## AIM OF THE TASK
Exactly the lines from the one with "Output the component" to the one with "Chart.register(...registerables);", both included, are to be printed again; leave out the rest.

## INFORMATION GIVEN
=====

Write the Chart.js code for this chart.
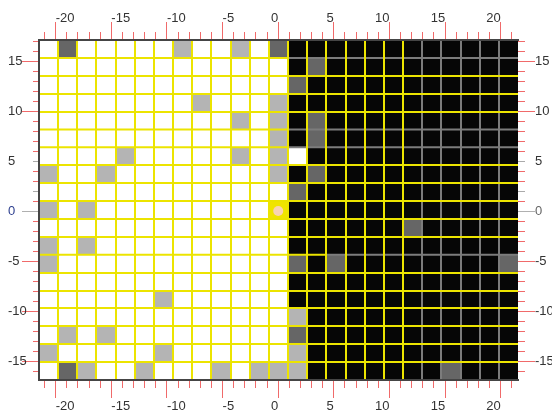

=====

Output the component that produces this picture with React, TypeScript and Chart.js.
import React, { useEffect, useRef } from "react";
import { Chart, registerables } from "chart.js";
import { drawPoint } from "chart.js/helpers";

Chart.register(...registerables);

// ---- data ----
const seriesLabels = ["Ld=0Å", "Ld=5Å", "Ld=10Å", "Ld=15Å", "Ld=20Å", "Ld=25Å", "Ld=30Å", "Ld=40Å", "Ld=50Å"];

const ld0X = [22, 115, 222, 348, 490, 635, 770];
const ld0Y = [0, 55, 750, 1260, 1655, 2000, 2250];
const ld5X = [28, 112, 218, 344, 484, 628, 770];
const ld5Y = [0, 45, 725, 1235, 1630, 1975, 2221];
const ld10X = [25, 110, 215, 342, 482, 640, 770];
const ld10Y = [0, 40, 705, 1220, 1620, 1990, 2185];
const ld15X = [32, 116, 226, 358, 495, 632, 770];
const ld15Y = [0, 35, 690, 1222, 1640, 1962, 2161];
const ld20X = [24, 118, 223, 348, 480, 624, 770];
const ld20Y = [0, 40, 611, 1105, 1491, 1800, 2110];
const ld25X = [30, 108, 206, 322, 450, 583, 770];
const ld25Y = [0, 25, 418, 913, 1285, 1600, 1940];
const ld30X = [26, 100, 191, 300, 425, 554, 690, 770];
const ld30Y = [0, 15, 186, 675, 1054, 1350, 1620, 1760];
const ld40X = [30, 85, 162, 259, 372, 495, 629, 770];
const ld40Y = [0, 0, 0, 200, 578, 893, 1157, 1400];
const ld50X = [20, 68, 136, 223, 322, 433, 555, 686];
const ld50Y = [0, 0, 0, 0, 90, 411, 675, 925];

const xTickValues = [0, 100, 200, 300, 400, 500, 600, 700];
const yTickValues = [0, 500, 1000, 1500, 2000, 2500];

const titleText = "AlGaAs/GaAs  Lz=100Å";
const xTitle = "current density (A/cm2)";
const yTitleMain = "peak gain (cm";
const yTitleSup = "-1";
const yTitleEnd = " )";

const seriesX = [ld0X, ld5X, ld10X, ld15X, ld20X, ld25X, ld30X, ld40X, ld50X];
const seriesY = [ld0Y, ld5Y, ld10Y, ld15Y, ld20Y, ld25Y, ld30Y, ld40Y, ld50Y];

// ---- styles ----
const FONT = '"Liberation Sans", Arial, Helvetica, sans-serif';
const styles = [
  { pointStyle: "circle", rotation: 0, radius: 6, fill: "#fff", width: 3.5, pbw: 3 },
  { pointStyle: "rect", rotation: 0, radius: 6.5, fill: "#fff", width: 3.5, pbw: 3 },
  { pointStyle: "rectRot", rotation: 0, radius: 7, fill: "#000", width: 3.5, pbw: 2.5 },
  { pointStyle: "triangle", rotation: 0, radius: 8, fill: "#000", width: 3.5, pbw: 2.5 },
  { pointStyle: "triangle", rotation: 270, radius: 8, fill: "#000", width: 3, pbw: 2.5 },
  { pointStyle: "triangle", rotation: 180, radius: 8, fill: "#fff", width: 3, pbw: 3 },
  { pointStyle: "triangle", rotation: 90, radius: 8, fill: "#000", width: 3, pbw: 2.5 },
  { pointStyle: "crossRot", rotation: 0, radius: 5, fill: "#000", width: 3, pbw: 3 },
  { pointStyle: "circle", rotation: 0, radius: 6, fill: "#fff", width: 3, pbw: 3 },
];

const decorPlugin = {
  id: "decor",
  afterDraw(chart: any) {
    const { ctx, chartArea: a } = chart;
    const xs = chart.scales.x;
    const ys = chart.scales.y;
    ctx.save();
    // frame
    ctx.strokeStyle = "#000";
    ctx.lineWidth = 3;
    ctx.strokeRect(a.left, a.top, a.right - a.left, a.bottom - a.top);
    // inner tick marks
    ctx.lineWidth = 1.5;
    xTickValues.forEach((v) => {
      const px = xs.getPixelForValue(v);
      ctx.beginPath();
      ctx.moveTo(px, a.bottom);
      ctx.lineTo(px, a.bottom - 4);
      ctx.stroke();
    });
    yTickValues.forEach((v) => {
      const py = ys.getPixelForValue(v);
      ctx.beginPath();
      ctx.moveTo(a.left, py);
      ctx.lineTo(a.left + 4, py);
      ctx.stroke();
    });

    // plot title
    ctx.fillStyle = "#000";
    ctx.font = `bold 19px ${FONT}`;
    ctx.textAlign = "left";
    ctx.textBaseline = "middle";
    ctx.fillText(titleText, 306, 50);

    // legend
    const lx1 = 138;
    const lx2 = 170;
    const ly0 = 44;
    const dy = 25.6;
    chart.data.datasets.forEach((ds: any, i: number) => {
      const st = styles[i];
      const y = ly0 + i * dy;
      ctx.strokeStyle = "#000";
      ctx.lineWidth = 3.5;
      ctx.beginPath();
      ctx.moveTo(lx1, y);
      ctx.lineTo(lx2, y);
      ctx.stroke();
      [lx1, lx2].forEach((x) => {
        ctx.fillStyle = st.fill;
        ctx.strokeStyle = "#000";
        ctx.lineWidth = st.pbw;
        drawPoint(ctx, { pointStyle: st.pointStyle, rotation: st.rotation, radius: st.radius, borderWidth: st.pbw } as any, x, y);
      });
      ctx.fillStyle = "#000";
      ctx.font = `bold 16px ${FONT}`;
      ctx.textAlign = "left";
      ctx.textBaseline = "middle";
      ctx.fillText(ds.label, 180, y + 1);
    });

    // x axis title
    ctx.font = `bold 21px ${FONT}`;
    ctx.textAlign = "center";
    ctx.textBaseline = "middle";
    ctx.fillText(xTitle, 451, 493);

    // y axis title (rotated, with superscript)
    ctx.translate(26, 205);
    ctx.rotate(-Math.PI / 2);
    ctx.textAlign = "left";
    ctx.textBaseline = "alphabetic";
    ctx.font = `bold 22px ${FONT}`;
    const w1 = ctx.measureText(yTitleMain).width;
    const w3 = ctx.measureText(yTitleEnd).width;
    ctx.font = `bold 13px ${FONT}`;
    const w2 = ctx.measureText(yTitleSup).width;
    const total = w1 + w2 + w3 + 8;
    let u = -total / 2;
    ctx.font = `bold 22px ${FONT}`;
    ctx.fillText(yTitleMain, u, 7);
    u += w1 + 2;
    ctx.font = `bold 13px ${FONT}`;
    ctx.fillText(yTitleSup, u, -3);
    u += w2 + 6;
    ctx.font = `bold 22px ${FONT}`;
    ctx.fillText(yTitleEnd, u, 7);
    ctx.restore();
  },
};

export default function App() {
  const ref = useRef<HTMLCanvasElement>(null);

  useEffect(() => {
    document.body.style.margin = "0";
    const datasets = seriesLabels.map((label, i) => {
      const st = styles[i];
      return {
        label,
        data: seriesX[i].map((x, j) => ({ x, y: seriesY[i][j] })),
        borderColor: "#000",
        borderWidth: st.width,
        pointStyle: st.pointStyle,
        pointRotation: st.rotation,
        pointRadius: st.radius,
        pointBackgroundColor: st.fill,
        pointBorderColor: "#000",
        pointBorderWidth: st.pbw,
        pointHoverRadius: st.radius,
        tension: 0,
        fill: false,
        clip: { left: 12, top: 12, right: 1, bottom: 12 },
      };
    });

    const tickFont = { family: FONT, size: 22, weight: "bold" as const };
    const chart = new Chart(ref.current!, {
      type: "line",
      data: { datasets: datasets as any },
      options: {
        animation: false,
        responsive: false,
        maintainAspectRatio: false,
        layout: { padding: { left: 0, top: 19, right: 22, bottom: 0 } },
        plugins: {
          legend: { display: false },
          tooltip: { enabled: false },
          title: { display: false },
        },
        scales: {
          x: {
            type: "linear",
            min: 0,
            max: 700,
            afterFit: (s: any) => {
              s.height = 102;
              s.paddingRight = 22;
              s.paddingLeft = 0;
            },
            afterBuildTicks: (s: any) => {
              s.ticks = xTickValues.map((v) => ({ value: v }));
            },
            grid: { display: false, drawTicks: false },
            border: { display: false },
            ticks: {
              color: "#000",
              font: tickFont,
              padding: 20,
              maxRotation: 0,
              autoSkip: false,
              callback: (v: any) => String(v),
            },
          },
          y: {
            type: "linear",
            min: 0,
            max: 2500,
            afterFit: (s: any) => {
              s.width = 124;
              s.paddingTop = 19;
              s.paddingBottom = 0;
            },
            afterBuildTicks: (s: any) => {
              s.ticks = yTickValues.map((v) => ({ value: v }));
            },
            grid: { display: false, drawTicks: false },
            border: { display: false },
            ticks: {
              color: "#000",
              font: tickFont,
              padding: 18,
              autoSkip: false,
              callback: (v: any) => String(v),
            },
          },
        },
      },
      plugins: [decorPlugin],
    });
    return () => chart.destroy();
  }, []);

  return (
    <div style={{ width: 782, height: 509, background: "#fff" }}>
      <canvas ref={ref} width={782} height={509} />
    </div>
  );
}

=====

## WRITTEN REPLY
Output the component that produces this picture with React, TypeScript and Chart.js.
import React, { useEffect, useRef } from "react";
import { Chart, registerables } from "chart.js";
import { drawPoint } from "chart.js/helpers";

Chart.register(...registerables);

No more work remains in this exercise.